“The Church's great liturgical tradition teaches us that fruitful participation in the liturgy requires that one be personally conformed to the mystery being celebrated… Otherwise, however carefully planned and executed our liturgies may be, they would risk falling into a certain ritualism. Hence the need to provide an education in eucharistic faith capable of enabling the faithful to live personally what they celebrate.” (Pope Benedict XVI, SACRAMENTUM CARITATIS, 64)

Thursday, August 6, 2009

Divorce is Not a Sin

Call me a fly-by-night theologian. Perhaps that is what I am, but today I believe I had an epiphany, and its so simple its beautiful.

The Catholic Church teaches that marriage, validly entered, is indisoluable, and while there are certain passages that (in some Bible translations) say that there is an exception for adultery, the church doesn't teach that, and it takes a long drawn out explanation of what the word "porneia" means and its really a hard thing to explain to your plain average Joe Protestant.

Instead, lets look at divorce from a common Protestant perspective, which is that divorce itself is a sin. There is argument among even Protestants as to whether or not this is true, and whether or not marriage is a covenant, but those who believe it is not often claim that divorce is a sin and that, once you divorce, you just need to confess it to God and he will forgive you. Then, they may claim that you are free to marry another person.

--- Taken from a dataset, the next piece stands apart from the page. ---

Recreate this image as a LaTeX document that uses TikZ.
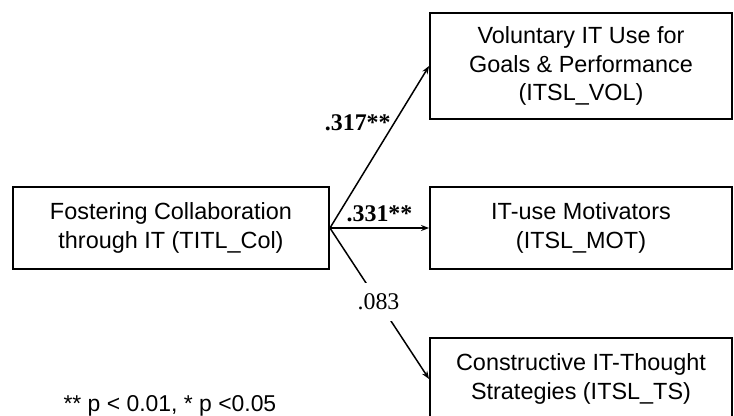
\documentclass[tikz,border=0pt]{standalone}
\usepackage{fontspec}
\setmainfont{Liberation Serif}
\setsansfont{Liberation Sans}
\usetikzlibrary{arrows.meta}

\begin{document}
\begin{tikzpicture}[x=1bp,y=-1bp,
    varbox/.style={draw,line width=1.9bp,align=center,inner sep=0pt,
        font=\sffamily\fontsize{23.5}{29}\selectfont},
    link/.style={line width=1.5bp,-{Stealth[length=8bp,width=6bp]}},
    coef/.style={font=\fontsize{24}{28}\selectfont}]
    \useasboundingbox (0,0) rectangle (734,415);
    \clip (0,0) rectangle (734,415);
    % variables
    \node [varbox,minimum width=316bp,minimum height=82bp] (col) at (171,228)
        {Fostering Collaboration\\through IT (TITL\_Col)};
    \node [varbox,minimum width=302bp,minimum height=106bp] (vol) at (581,66)
        {Voluntary IT Use for\\Goals \& Performance\\(ITSL\_VOL)};
    \node [varbox,minimum width=302bp,minimum height=82bp] (mot) at (581,228)
        {IT-use Motivators\\(ITSL\_MOT)};
    \node [varbox,minimum width=302bp,minimum height=82bp] (ts) at (581,379)
        {Constructive IT-Thought\\Strategies (ITSL\_TS)};
    % paths
    \draw [link] (col.east) -- (vol.west)
        node [coef,pos=0.65,anchor=east,inner sep=3bp] {\textbf{.317**}};
    \draw [link] (col.east) -- (mot.west)
        node [coef,midway,above,inner sep=5bp] {\textbf{.331**}};
    \draw [link] (col.east) -- (ts.west)
        node [coef,pos=0.49,fill=white,inner xsep=4bp,inner ysep=11bp] {.083};
    \node [anchor=base west,font=\sffamily\fontsize{23}{28}\selectfont] (note) at (60,411)
        {** p < 0.01, * p <0.05};
\end{tikzpicture}
\end{document}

This logic does not hold, though, and the reason is simple: divorce cannot be a sin because God permitted it (via Moses) in the Old Covenant. Since God is all good, he would never give someone a license to sin, because that would make God evil. But because of the fact that God cannot approve of sin, divorce is not a sin. And if divorce is not a sin, then you cannot confess it and have it forgiven of you, thus you cannot get out of a marriage by confessing a divorce to God. You are still married, just as God intended, if you are a Christian.

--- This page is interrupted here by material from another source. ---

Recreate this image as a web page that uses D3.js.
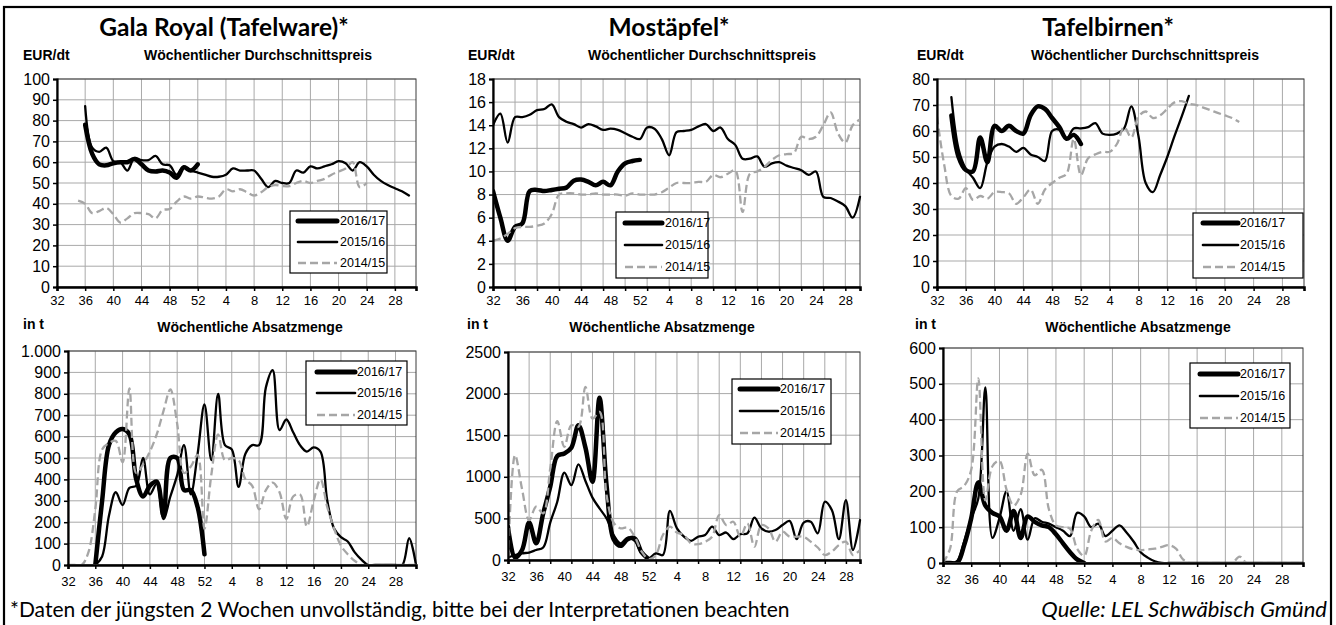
<!DOCTYPE html>
<html><head><meta charset="utf-8">
<script src="https://cdn.jsdelivr.net/npm/d3@7/dist/d3.min.js"></script>
<style>
html,body{margin:0;padding:0;background:#fff;}
svg{display:block;}
</style></head><body>
<svg id="c" width="1336" height="625"></svg>
<script>
const _ = null;
// week index 0 = KW 32 ... 20 = KW 52, 21 = KW 1 ...
const weekTickLabels = ["32","36","40","44","48","52","4","8","12","16","20","24","28"];
const seriesNames = ["2016/17","2015/16","2014/15"];
const chartTitles = ["Gala Royal (Tafelware)*","Mostäpfel*","Tafelbirnen*"];
const priceUnit = "EUR/dt", volumeUnit = "in t";
const priceSubtitle = "Wöchentlicher Durchschnittspreis";
const volumeSubtitle = "Wöchentliche Absatzmenge";
const footNote = "*Daten der jüngsten 2 Wochen unvollständig, bitte bei der Interpretationen beachten";
const sourceNote = "Quelle: LEL Schwäbisch Gmünd";

// Gala price EUR/dt
const galaPrice1617 = [_,_,_,_,78,64,59,58.5,59.5,60,60,61.5,59,56,55.5,56,55,52.5,57.5,56,59];
const galaPrice1516 = [_,_,_,_,87,67,65,67,60.5,60,56,62,61,61,63,59,58.5,54,58,56,55,54,53,53,54,57,56,56,56,52,48,51,50,50,56,55,58,57,58,59,60.5,59.5,56,60,58,54,51,49,47.5,46,44];
const galaPrice1415 = [_,_,_,41.5,40,35.5,36.5,38,35,31,33,35.5,35.5,35,33,37,37.5,41,43.5,42.5,43.5,43,42.5,43.5,47,46,47,45.5,44,45.5,48,49,48.5,48.5,50,51,50,51,52,54,55.5,57,60,48,50];
// Mostäpfel price EUR/dt
const mostPrice1617 = [8.3,6,4,5.2,5.5,8.3,8.4,8.3,8.4,8.5,8.6,9.2,9.3,9.1,8.8,9.1,8.8,10,10.7,10.9,11];
const mostPrice1516 = [14,15,12.5,14.7,14.7,14.9,15.3,15.4,15.8,14.7,14.3,14.1,13.8,14.1,13.9,13.6,13.7,13.6,13.3,13,12.8,13.8,13.7,12.8,11.4,13.4,13.5,13.6,13.9,14.1,13.5,13.8,12.8,12.3,11.1,11.1,11.3,10.4,10.7,10.8,10.5,10.3,10.1,9.7,10,7.8,7.7,7.4,7,6,7.8];
const mostPrice1415 = [4,4.2,4.6,5.1,5.2,5.2,5.3,5.5,6.3,8,8.1,8.1,8,8,8.1,8,8,8,7.9,8.1,8,8,8,8.2,8.6,9,9,9,9.1,9.1,9.7,9.5,9.8,10.1,6.5,9.8,10,10.4,11,11.4,11.5,11.6,13,12.8,13,14,15.1,13.3,12.5,14,14.5];
// Tafelbirnen price EUR/dt
const pearPrice1617 = [_,_,66,50,45,44.5,57.5,48,62,60,62,60,59,66,69.5,68.5,65,61.5,57,58.5,55];
const pearPrice1516 = [_,_,73,53,45.5,42,38,48,54,55,54,52,53.5,51,50,48.5,60,60.5,57,61,61,61.5,63,59,58.5,59,61,69.5,58,40,36.5,43,50,58,65.5,73.5];
const pearPrice1415 = [65.5,47,35,34,38,33.5,35,34,36.5,36.5,36,32,34.5,37.5,32,37.5,40,42,43.5,57,43,49.5,51,52,52,55,61.5,57.5,65.5,67.5,65,66,68.5,71,71.5,70.5,70,69,68,67,66,65,63.5];
// Gala volume t
const galaVol1617 = [_,_,_,_,0,300,560,620,635,610,400,320,370,390,230,500,500,350,350,270,50];
const galaVol1516 = [_,_,_,_,0,40,230,340,280,360,370,500,330,380,215,320,420,560,330,520,750,490,800,560,540,365,520,560,560,830,910,630,680,620,560,530,550,530,300,170,130,110,60,25,0,0,0,0,0,0,125,0];
const galaVol1415 = [0,0,0,60,260,540,570,580,480,825,430,470,530,610,720,820,660,430,460,515,170,420,610,490,500,490,400,370,260,350,385,340,215,320,330,180,300,400,270,170,90,50,20,0,0,0,0,0,0,0,0,0];
// Mostäpfel volume t
const mostVol1617 = [400,30,120,450,200,560,880,1250,1280,1350,1620,1350,940,1950,900,250,170,250,260,90,10];
const mostVol1516 = [30,60,80,90,120,150,450,700,1050,900,1150,950,750,620,500,300,200,270,230,80,20,80,60,590,380,280,230,280,300,400,300,330,250,310,320,510,380,340,360,420,470,250,450,460,320,700,600,250,720,120,480];
const mostVol1415 = [0,1260,850,480,640,560,1100,1670,1360,1620,1600,2080,1700,1780,780,450,380,390,280,100,10,60,300,400,330,300,200,190,220,280,540,420,460,280,440,160,420,380,220,340,280,280,280,220,150,60,100,180,220,60,120];
// Tafelbirnen volume t
const pearVol1617 = [0,0,0,50,125,225,160,140,130,90,145,70,130,115,105,100,80,55,30,10,0];
const pearVol1516 = [0,0,5,60,125,180,490,70,125,200,90,150,65,125,115,110,100,90,75,140,130,100,110,75,90,105,85,60,30,15,5,0,0,0,0,0,0,0,0,0,0,0,0,0,0,0,0,0,0,0,0,0];
const pearVol1415 = [0,40,200,215,260,515,175,270,285,205,160,190,305,245,260,150,105,100,95,40,20,90,120,60,70,55,45,38,36,38,40,45,50,40,10,0,0,0,0,0,0,0,18,0,0,0,0,0,0,0,0,0];

const panelData = [
  [galaPrice1617, galaPrice1516, galaPrice1415],
  [mostPrice1617, mostPrice1516, mostPrice1415],
  [pearPrice1617, pearPrice1516, pearPrice1415],
  [galaVol1617, galaVol1516, galaVol1415],
  [mostVol1617, mostVol1516, mostVol1415],
  [pearVol1617, pearVol1516, pearVol1415]
];

// layout only
const layout = [
 {x0:57,x1:416,y0:79,y1:287,xmax:51,grid:4,ymax:100,ystep:10,pad:4, leg:[290,211,97,62], rows:[221,242,263], ll:[298,337], lt:340},
 {x0:493,x1:860,y0:79,y1:287,xmax:50,grid:3,ymax:18,ystep:2,pad:4, leg:[616,212,92,66], rows:[223,245,267], ll:[625,662], lt:665},
 {x0:937,x1:1304,y0:79,y1:287,xmax:51,grid:4,ymax:80,ystep:10,pad:4, leg:[1193,213,110,65], rows:[223,245,267], ll:[1203,1238], lt:1240},
 {x0:68,x1:416,y0:351,y1:565,xmax:51,grid:4,ymax:1000,ystep:100,pad:7, leg:[306,361,101,64], rows:[372,393,415], ll:[317,355], lt:357},
 {x0:508,x1:860,y0:352,y1:560,xmax:50,grid:3,ymax:2500,ystep:500,pad:7, leg:[732,379,99,65], rows:[389,411,433], ll:[740,778], lt:780},
 {x0:943,x1:1303,y0:348,y1:563,xmax:51,grid:4,ymax:600,ystep:100,pad:7, leg:[1190,363,100,65], rows:[374,396,418], ll:[1200,1238], lt:1240}
];
const styles = [
  {w:4.5, c:"#000", dash:null, lw:5},
  {w:2.3, c:"#000", dash:null, lw:2.6},
  {w:2.3, c:"#a6a6a6", dash:"8,4", lw:2.6}
];

const svg = d3.select("#c");
const SANS = "'Liberation Sans', Arial, sans-serif";
const HUMAN = "Lato, 'Open Sans', sans-serif";
svg.append("rect").attr("x",4).attr("y",7).attr("width",1327).attr("height",650)
   .attr("fill","none").attr("stroke","#000").attr("stroke-width",2.2);

const thousands = v => d3.format(",")(v).replace(/,/g,".");

layout.forEach((L, pi) => {
  const g = svg.append("g");
  const x = d3.scaleLinear().domain([0, L.xmax]).range([L.x0, L.x1]);
  const y = d3.scaleLinear().domain([0, L.ymax]).range([L.y1, L.y0]);
  const yTicks = d3.range(0, L.ymax + L.ystep/2, L.ystep);
  const gridX = d3.range(L.grid, L.xmax + 0.01, L.grid);
  const labelX = d3.range(0, 49, 4);

  // grid
  g.append("g").selectAll("line").data(yTicks.slice(1)).join("line")
    .attr("x1",L.x0).attr("x2",L.x1).attr("y1",d=>y(d)).attr("y2",d=>y(d))
    .attr("stroke","#a9a9a9").attr("stroke-width",1);
  g.append("g").selectAll("line").data(gridX).join("line")
    .attr("y1",L.y0).attr("y2",L.y1).attr("x1",d=>x(d)).attr("x2",d=>x(d))
    .attr("stroke","#a9a9a9").attr("stroke-width",1);
  g.append("rect").attr("x",L.x0).attr("y",L.y0).attr("width",L.x1-L.x0).attr("height",L.y1-L.y0)
    .attr("fill","none").attr("stroke","#3a3a3a").attr("stroke-width",1);

  // lines
  const cid = "clip"+pi;
  svg.append("clipPath").attr("id",cid).append("rect")
    .attr("x",L.x0).attr("y",L.y0-6).attr("width",L.x1-L.x0+2).attr("height",L.y1-L.y0+5);
  const line = d3.line().defined(d=>d!=null).x((d,i)=>x(i)).y(d=>y(d))
    .curve(d3.curveCatmullRom.alpha(0.5));
  const lg = g.append("g").attr("clip-path",`url(#${cid})`);
  panelData[pi].forEach((arr, si) => {
    const s = styles[si];
    lg.append("path").attr("d", line(arr)).attr("fill","none")
      .attr("stroke", s.c).attr("stroke-width", s.w)
      .attr("stroke-dasharray", s.dash).attr("stroke-linejoin","round").attr("stroke-linecap", s.dash ? "butt":"round");
  });

  // axes
  const ya = g.append("g").attr("transform",`translate(${L.x0},0)`)
    .call(d3.axisLeft(y).tickValues(yTicks).tickSize(4).tickPadding(3)
      .tickFormat(pi===3 ? thousands : d3.format("d")));
  ya.select(".domain").attr("stroke","#000").attr("stroke-width",2.2);
  ya.selectAll(".tick line").attr("stroke","#000").attr("stroke-width",1.5);
  ya.selectAll("text").attr("font-family",SANS).attr("font-size",16).attr("fill","#000");

  const xa = g.append("g").attr("transform",`translate(0,${L.y1})`)
    .call(d3.axisBottom(x).tickValues(d3.range(0, L.xmax+0.01, L.grid)).tickSize(4).tickFormat(""));
  xa.select(".domain").attr("stroke","#000").attr("stroke-width",2.6);
  xa.selectAll(".tick line").attr("stroke","#000").attr("stroke-width",1.5);
  const xl = g.append("g").attr("transform",`translate(0,${L.y1})`)
    .call(d3.axisBottom(x).tickValues(labelX).tickSize(0).tickPadding(L.pad+5)
      .tickFormat(d => weekTickLabels[d/4]));
  xl.select(".domain").remove();
  xl.selectAll("text").attr("font-family",SANS).attr("font-size",13).attr("fill","#000");

  // legend
  const [lx,ly,lw,lh] = L.leg;
  const leg = g.append("g");
  leg.append("rect").attr("x",lx).attr("y",ly).attr("width",lw).attr("height",lh)
    .attr("fill","#fff").attr("stroke","#000").attr("stroke-width",1.2);
  seriesNames.forEach((nm, si) => {
    const s = styles[si];
    leg.append("line").attr("x1",L.ll[0]).attr("x2",L.ll[1]).attr("y1",L.rows[si]).attr("y2",L.rows[si])
      .attr("stroke",s.c).attr("stroke-width",s.lw).attr("stroke-dasharray",s.dash)
      .attr("stroke-linecap", s.dash ? "butt":"round");
    leg.append("text").attr("x",L.lt).attr("y",L.rows[si]).attr("dy","0.35em")
      .attr("font-family",SANS).attr("font-size",12.5).text(nm);
  });
});

// texts
const titlePos = [[224,36],[669,36],[1108,36]];
chartTitles.forEach((t,i)=>{
  svg.append("text").attr("x",titlePos[i][0]).attr("y",titlePos[i][1]).attr("text-anchor","middle")
    .attr("font-family",HUMAN).attr("font-weight",700).attr("font-size",24.5).text(t);
});
const unitTopPos = [23,468,917], subTopPos=[258,702,1145];
const unitBotPos = [23,467,915], subBotPos=[250,662,1138];
[0,1,2].forEach(i=>{
  svg.append("text").attr("x",unitTopPos[i]).attr("y",60).attr("font-family",SANS).attr("font-weight","bold").attr("font-size",14).text(priceUnit);
  svg.append("text").attr("x",subTopPos[i]).attr("y",60).attr("text-anchor","middle").attr("font-family",SANS).attr("font-weight","bold").attr("font-size",14).text(priceSubtitle);
  svg.append("text").attr("x",unitBotPos[i]).attr("y",329).attr("font-family",SANS).attr("font-weight","bold").attr("font-size",14).text(volumeUnit);
  svg.append("text").attr("x",subBotPos[i]).attr("y",332).attr("text-anchor","middle").attr("font-family",SANS).attr("font-weight","bold").attr("font-size",14).text(volumeSubtitle);
});
svg.append("text").attr("x",10).attr("y",617).attr("font-family",HUMAN).attr("font-size",21).text(footNote);
svg.append("text").attr("x",1327).attr("y",617).attr("text-anchor","end").attr("font-style","italic")
  .attr("font-family",HUMAN).attr("font-size",22).text(sourceNote);
</script>
</body></html>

Also, let's say for argument's sake, that divorce were a sin. Then you could confess it, but you need to repent, that is, amend your life. How do you amend your life for a divorce? You "remarry" or reconnect with your "divorced" spouse. So regardless of whether divorce is a sin or not, you are not able to exit from a marriage covenant that is validly made.

Now that is not to say that in certain circumstances, such as abuse, a person could not leave their spouse. But if they were to remarry they would be committing adultery, and the only way to repent from that would be to leave their new spouse and remain single for the rest of their life.

The apostles understood this when Jesus spoke to them. You can hear it in their voice when they said "If that is the case, then it is not expedient to marry."

Call this human logic but the Catholic Church has got this right. Marriage is forever. Praise God!

1 comment:

  1. Makes sense.

    And of course, under Canon Law, ALL marriages are presumed to be valid, which is why they must be investigated to determine if perhaps there was an impediment that actually rendered it originally invalid. Because...the Church cannot declare nullity on a marriage that is determined to have been valid

    Conversely, this is why there are some impediments to marriage that also cannot be overcome...ie a previous marriage that "ended" in divorce but was never declared null, certain physical conditions (natural law issues), etc. The Church also can't change natural law.

    There are many CATHOLICS who hold the Protestant view, and believe that the Church teaches divorce itself is a sin. They end up leaving the Church, never actually investigating this for themselves, and bash the Church quite unfairly. They think they are banned from Communion simply for getting a civil divorce.

    Very, very sad, and it's hard to get through all that anger to explain the true teaching.

    Yes, the Catholic Church has it right!